Eine Anordnung kann nur hinsichtlich solcher Unterlagen ergehen, auf die sich eine Partei bezogen hat (§ 144 Abs. 1 S. 1 ZPO). Das Bezugnahmekriterium hält die Verbindung zu Dispositionsmaxime und Beibringungsgrundsatz und unterscheidet § 142 ZPO von einer Amtsermittlung.
Es spielt keine Rolle, durch welche Partei die Bezugnahme erfolgt ist (BGH, Urt. v. 26.6.2007 – XI ZR 277/05, juris Rn 20). Jede Partei ist ohnehin nach § 131 Abs. 1 BGB grundsätzlich verpflichtet, vorbereitenden Schriftsätzen die Urkunden in Abschrift beizufügen, auf die sie Bezug nimmt. § 142 ZPO erfasst hingegen auch Urkunden, die die Partei nicht – auch nicht in Abschrift – vorlegen kann, weil sie sich in den Händen des Gegners oder eines Dritten befinden.
Die Bezugnahme muss die Urkunde so individualisiert bezeichnen, dass diese unter mehreren Unterlagen eindeutig identifiziert werden kann (BGH, Urt. v. 16.3.2017 – I ZR 205/15, juris Rn 30).
Die Bezugnahme muss nicht ausdrücklich oder unter Verweis auf § 142 ZPO erfolgen. Es reicht aus, dass sich aus dem Vortrag einer Partei sinngemäß ergibt, dass sie sich auf die Urkunde bezieht (BGH a.a.O.).
Hinweis:
Es ist grundsätzlich nicht erforderlich, dass der Inhalt der Urkunde wiedergegeben wird oder bereits bekannt ist. Dies folgt zum einen aus der Systematik des Gesetzes, das nur für einen Beweisantrag nach § 424 Nr. 3 ZPO fordert, den Inhalt der Urkunde möglichst vollständig anzugeben. Zum anderen liefe eine entsprechende Voraussetzung dem Zweck des § 142 Abs. 1 ZPO zuwider, den Sachverhalt und damit den Inhalt der Urkunde erst aufzuklären. Gleichwohl ist es im Hinblick auf das vom Gericht auszuübende Ermessen sinnvoll und wichtig, möglichst konkret zum erwarteten Inhalt der Urkunde und zu den konkreten Tatsachen, auf denen diese Erwartung beruht, vorzutragen.
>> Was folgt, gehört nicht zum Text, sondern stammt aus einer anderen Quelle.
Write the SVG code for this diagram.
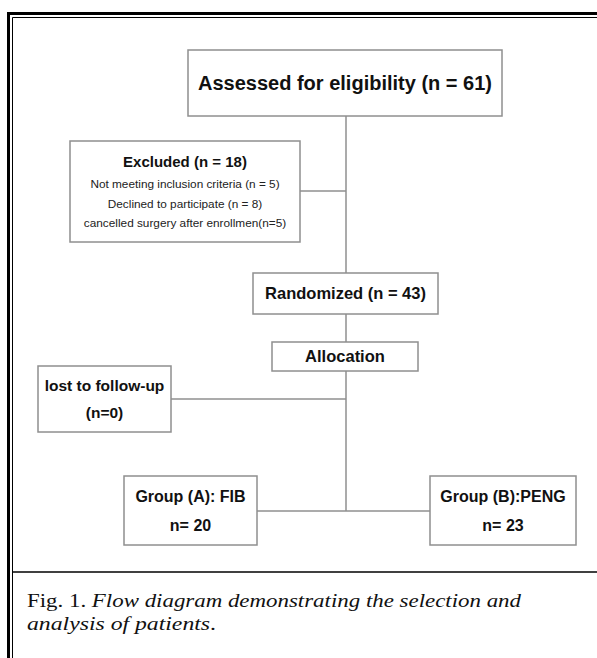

Eine Urkunde, deren Existenz eine Partei bloß vermutet, kann wirksam in Bezug genommen und Gegenstand einer Vorlegungsanordnung werden, wenn Anhaltspunkte für deren Existenz sprechen. Dies folgt daraus, dass die Bezugnahme Teil des Sachvortrags der Partei ist und für den Sachvortrag gilt, dass die Partei ihn auf eine bloße Vermutung stützen kann, wenn sie keine genaue Kenntnis hat und für die Vermutung Anhaltspunkte sprechen (BGH, Beschl. v. 8.12.2011 – IV ZR 5/10, juris Rn 16; Urt. v. 8.5.2012 – XI ZR 262/10, BGHZ 193, 159–183 Rn 40; BGH, Urt. v. 23.9.2014 – XI ZR 215/13, juris Rn 20). Behauptet der Gegner oder Dritte, die Urkunde existiere nicht, hat das Gericht dies frei zu würdigen.
Praxishinweis:
Prozesstaktisch ist es empfehlenswert, die Bezugnahme möglichst frühzeitig vorzunehmen, um dem Gericht noch vor der ersten mündlichen Verhandlung eine vorbereitende Anordnung an den Gegner, die Urkunde vorzulegen (§ 273 Abs. 2 Nr. 5 ZPO), zu ermöglichen und eine Präklusion wegen Verspätung zu vermeiden (Siegmann AnwBl 2008, 160, 161).